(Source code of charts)
=-=-=

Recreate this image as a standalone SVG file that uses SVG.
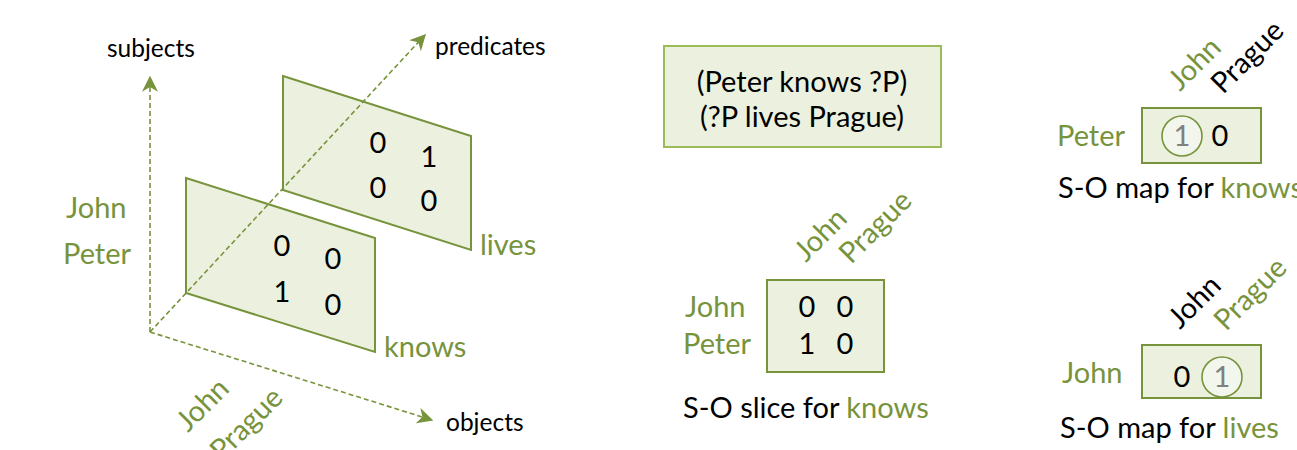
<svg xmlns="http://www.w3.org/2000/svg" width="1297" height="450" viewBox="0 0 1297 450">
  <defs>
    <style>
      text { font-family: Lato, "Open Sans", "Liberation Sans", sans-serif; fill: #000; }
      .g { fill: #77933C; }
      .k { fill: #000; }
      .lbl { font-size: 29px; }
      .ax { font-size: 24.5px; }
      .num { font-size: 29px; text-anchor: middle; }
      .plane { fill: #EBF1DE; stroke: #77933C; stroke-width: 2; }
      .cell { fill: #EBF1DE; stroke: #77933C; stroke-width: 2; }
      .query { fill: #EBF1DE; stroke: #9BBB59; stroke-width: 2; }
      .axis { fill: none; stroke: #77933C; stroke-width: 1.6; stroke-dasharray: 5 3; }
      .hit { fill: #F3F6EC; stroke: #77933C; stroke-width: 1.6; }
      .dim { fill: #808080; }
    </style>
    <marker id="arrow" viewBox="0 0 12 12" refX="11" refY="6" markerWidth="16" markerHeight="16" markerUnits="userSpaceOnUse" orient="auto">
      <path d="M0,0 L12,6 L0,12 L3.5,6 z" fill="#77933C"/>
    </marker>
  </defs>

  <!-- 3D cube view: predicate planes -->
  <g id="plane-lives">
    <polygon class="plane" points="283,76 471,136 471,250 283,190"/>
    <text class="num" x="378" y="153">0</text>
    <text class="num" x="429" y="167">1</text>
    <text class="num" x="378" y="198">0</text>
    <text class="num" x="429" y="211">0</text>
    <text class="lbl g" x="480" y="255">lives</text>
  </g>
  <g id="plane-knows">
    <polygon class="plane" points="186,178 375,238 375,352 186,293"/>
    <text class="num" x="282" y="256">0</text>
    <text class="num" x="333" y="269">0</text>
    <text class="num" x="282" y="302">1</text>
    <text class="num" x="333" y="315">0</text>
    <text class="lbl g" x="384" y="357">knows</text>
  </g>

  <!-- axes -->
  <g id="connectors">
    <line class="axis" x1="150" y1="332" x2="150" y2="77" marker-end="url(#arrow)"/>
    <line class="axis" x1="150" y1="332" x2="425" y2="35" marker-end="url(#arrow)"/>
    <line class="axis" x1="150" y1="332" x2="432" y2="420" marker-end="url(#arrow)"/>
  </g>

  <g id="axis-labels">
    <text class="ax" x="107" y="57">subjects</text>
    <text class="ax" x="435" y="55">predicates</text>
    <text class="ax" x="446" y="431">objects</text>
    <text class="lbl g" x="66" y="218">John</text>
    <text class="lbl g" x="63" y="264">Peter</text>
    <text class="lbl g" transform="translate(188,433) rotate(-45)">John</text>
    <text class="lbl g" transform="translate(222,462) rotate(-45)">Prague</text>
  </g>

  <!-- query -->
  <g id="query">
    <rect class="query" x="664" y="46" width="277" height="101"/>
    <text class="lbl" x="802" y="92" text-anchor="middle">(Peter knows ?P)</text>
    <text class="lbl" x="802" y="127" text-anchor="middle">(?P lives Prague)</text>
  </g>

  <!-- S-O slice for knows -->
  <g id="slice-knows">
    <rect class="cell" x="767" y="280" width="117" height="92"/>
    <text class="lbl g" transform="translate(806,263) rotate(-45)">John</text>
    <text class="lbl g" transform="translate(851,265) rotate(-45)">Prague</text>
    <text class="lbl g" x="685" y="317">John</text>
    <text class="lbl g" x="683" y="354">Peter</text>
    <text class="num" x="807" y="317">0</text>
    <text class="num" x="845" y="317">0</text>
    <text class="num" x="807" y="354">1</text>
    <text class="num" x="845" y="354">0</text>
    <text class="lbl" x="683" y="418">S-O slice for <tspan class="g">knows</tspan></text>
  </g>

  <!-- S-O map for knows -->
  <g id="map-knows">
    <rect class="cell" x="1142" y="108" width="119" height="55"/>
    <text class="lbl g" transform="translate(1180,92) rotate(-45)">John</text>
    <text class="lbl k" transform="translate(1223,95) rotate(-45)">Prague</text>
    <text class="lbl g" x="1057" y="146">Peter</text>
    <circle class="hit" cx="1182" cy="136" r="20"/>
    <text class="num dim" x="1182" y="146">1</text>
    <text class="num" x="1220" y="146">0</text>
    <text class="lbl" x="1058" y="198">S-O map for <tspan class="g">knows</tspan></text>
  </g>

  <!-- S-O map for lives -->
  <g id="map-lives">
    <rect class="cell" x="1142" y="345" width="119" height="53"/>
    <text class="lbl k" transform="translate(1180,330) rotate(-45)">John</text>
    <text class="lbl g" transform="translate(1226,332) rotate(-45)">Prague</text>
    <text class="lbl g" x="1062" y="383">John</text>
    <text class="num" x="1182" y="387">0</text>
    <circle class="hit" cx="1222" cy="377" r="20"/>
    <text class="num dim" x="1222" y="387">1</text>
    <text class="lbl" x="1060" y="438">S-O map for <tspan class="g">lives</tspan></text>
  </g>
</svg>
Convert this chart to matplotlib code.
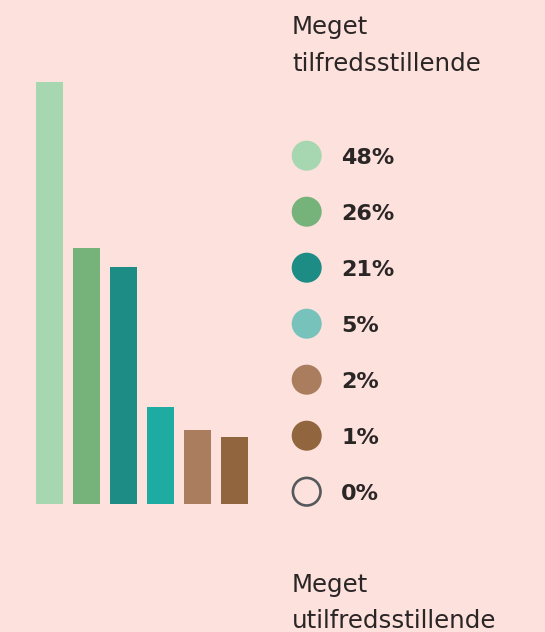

=-=-=

- Exercise details -
Above are the records. Copy every line in them holding "this".

- Task solution -
Recreate this image as a standalone SVG file that uses SVG.
Convert this chart to matplotlib code.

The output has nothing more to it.